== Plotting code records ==
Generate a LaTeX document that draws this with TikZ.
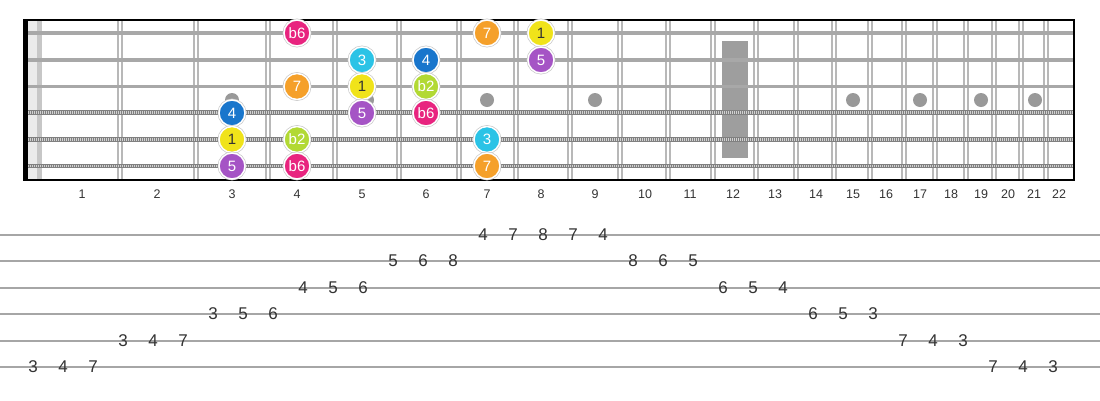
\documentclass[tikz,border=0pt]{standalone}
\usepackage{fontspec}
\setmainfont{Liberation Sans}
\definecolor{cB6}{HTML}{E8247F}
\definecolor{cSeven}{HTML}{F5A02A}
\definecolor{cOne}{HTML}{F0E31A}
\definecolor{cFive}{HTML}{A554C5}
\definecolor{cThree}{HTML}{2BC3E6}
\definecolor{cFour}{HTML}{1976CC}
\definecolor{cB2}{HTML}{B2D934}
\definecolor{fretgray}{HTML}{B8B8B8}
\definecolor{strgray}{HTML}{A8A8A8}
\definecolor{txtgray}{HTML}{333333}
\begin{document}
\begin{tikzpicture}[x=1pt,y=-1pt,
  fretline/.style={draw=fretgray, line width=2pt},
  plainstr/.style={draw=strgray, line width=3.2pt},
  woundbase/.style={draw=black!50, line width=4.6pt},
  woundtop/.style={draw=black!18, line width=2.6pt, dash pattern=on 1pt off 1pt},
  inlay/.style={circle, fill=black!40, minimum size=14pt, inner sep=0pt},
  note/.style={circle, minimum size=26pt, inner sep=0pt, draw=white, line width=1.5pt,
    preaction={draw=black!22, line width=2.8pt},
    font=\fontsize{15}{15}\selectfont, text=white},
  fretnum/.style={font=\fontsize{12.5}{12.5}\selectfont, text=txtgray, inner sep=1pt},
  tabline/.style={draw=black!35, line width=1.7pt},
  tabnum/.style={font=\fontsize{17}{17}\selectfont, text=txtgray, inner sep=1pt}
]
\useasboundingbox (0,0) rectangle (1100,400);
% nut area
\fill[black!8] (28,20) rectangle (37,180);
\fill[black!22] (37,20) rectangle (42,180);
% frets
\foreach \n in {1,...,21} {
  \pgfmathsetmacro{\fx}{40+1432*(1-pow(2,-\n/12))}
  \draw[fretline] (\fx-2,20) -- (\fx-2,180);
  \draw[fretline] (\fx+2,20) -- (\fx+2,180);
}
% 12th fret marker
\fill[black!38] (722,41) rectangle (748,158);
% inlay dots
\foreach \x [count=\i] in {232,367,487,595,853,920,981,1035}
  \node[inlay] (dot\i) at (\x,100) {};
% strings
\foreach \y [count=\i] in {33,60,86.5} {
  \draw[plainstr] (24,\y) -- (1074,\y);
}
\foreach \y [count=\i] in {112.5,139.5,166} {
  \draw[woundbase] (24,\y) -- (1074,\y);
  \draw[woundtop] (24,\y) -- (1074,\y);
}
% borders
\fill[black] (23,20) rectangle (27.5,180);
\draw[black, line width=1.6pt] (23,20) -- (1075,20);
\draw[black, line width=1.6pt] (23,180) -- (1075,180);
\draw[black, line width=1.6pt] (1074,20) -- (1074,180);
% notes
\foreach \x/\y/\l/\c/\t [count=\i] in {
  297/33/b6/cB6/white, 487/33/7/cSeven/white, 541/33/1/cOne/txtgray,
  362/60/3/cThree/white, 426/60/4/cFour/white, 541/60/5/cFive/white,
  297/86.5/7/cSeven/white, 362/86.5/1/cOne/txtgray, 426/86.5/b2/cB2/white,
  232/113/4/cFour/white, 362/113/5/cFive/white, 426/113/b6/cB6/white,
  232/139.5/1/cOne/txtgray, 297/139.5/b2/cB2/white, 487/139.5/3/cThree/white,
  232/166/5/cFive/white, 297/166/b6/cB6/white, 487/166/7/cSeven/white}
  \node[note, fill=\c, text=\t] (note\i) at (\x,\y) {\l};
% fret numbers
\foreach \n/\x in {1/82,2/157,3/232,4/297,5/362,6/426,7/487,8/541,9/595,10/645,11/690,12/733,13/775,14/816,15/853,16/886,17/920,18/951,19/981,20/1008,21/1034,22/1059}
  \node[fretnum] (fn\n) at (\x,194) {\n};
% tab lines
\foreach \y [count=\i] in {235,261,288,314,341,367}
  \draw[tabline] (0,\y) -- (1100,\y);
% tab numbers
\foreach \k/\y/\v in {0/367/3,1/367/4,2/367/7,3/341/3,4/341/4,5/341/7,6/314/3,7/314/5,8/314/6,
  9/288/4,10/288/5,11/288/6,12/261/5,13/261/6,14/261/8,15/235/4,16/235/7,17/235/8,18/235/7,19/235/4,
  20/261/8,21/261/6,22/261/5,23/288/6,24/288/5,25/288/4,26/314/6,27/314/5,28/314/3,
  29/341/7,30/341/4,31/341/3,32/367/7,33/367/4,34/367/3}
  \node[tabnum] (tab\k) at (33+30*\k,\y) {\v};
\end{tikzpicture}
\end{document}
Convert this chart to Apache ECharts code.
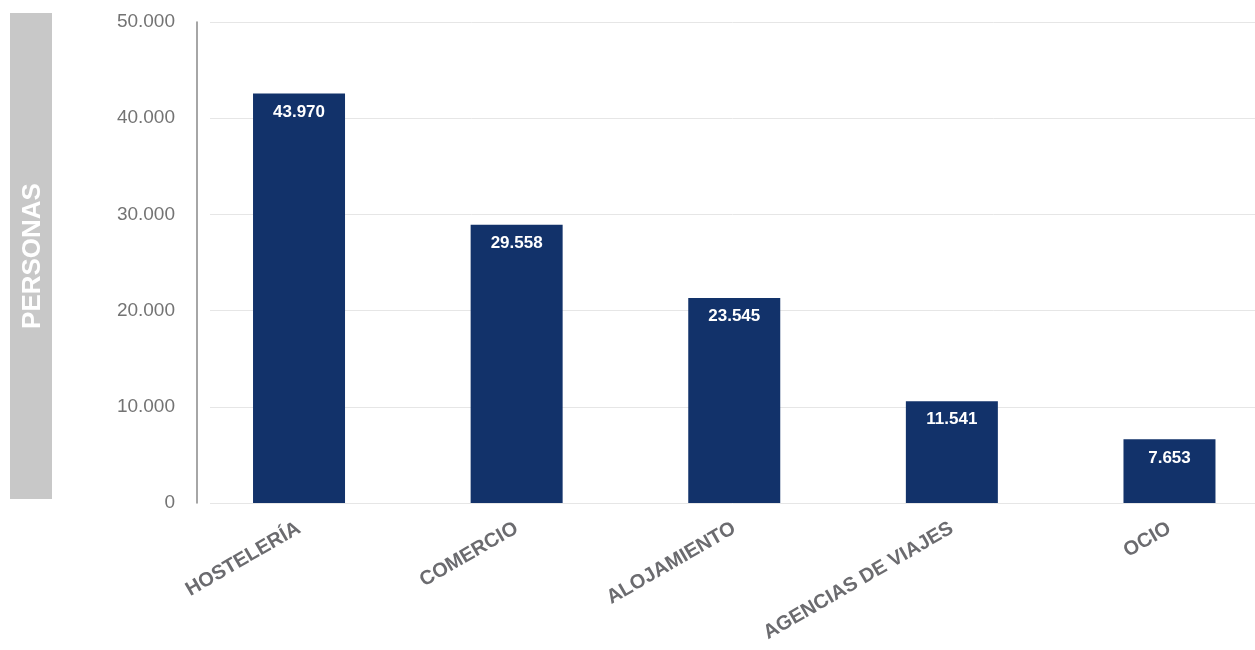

== To be done ==
Copy the listing word for word, excluding its pictures.

== Written response ==
Generate a LaTeX document that draws this with TikZ.
\documentclass[tikz,border=0pt]{standalone}
\usepackage{fontspec}
\setmainfont{Liberation Sans}
\definecolor{cB6}{HTML}{E8247F}
\definecolor{cSeven}{HTML}{F5A02A}
\definecolor{cOne}{HTML}{F0E31A}
\definecolor{cFive}{HTML}{A554C5}
\definecolor{cThree}{HTML}{2BC3E6}
\definecolor{cFour}{HTML}{1976CC}
\definecolor{cB2}{HTML}{B2D934}
\definecolor{fretgray}{HTML}{B8B8B8}
\definecolor{strgray}{HTML}{A8A8A8}
\definecolor{txtgray}{HTML}{333333}
\begin{document}
\begin{tikzpicture}[x=1pt,y=-1pt,
  fretline/.style={draw=fretgray, line width=2pt},
  plainstr/.style={draw=strgray, line width=3.2pt},
  woundbase/.style={draw=black!50, line width=4.6pt},
  woundtop/.style={draw=black!18, line width=2.6pt, dash pattern=on 1pt off 1pt},
  inlay/.style={circle, fill=black!40, minimum size=14pt, inner sep=0pt},
  note/.style={circle, minimum size=26pt, inner sep=0pt, draw=white, line width=1.5pt,
    preaction={draw=black!22, line width=2.8pt},
    font=\fontsize{15}{15}\selectfont, text=white},
  fretnum/.style={font=\fontsize{12.5}{12.5}\selectfont, text=txtgray, inner sep=1pt},
  tabline/.style={draw=black!35, line width=1.7pt},
  tabnum/.style={font=\fontsize{17}{17}\selectfont, text=txtgray, inner sep=1pt}
]
\useasboundingbox (0,0) rectangle (1100,400);
% nut area
\fill[black!8] (28,20) rectangle (37,180);
\fill[black!22] (37,20) rectangle (42,180);
% frets
\foreach \n in {1,...,21} {
  \pgfmathsetmacro{\fx}{40+1432*(1-pow(2,-\n/12))}
  \draw[fretline] (\fx-2,20) -- (\fx-2,180);
  \draw[fretline] (\fx+2,20) -- (\fx+2,180);
}
% 12th fret marker
\fill[black!38] (722,41) rectangle (748,158);
% inlay dots
\foreach \x [count=\i] in {232,367,487,595,853,920,981,1035}
  \node[inlay] (dot\i) at (\x,100) {};
% strings
\foreach \y [count=\i] in {33,60,86.5} {
  \draw[plainstr] (24,\y) -- (1074,\y);
}
\foreach \y [count=\i] in {112.5,139.5,166} {
  \draw[woundbase] (24,\y) -- (1074,\y);
  \draw[woundtop] (24,\y) -- (1074,\y);
}
% borders
\fill[black] (23,20) rectangle (27.5,180);
\draw[black, line width=1.6pt] (23,20) -- (1075,20);
\draw[black, line width=1.6pt] (23,180) -- (1075,180);
\draw[black, line width=1.6pt] (1074,20) -- (1074,180);
% notes
\foreach \x/\y/\l/\c/\t [count=\i] in {
  297/33/b6/cB6/white, 487/33/7/cSeven/white, 541/33/1/cOne/txtgray,
  362/60/3/cThree/white, 426/60/4/cFour/white, 541/60/5/cFive/white,
  297/86.5/7/cSeven/white, 362/86.5/1/cOne/txtgray, 426/86.5/b2/cB2/white,
  232/113/4/cFour/white, 362/113/5/cFive/white, 426/113/b6/cB6/white,
  232/139.5/1/cOne/txtgray, 297/139.5/b2/cB2/white, 487/139.5/3/cThree/white,
  232/166/5/cFive/white, 297/166/b6/cB6/white, 487/166/7/cSeven/white}
  \node[note, fill=\c, text=\t] (note\i) at (\x,\y) {\l};
% fret numbers
\foreach \n/\x in {1/82,2/157,3/232,4/297,5/362,6/426,7/487,8/541,9/595,10/645,11/690,12/733,13/775,14/816,15/853,16/886,17/920,18/951,19/981,20/1008,21/1034,22/1059}
  \node[fretnum] (fn\n) at (\x,194) {\n};
% tab lines
\foreach \y [count=\i] in {235,261,288,314,341,367}
  \draw[tabline] (0,\y) -- (1100,\y);
% tab numbers
\foreach \k/\y/\v in {0/367/3,1/367/4,2/367/7,3/341/3,4/341/4,5/341/7,6/314/3,7/314/5,8/314/6,
  9/288/4,10/288/5,11/288/6,12/261/5,13/261/6,14/261/8,15/235/4,16/235/7,17/235/8,18/235/7,19/235/4,
  20/261/8,21/261/6,22/261/5,23/288/6,24/288/5,25/288/4,26/314/6,27/314/5,28/314/3,
  29/341/7,30/341/4,31/341/3,32/367/7,33/367/4,34/367/3}
  \node[tabnum] (tab\k) at (33+30*\k,\y) {\v};
\end{tikzpicture}
\end{document}
Convert this chart to Apache ECharts code.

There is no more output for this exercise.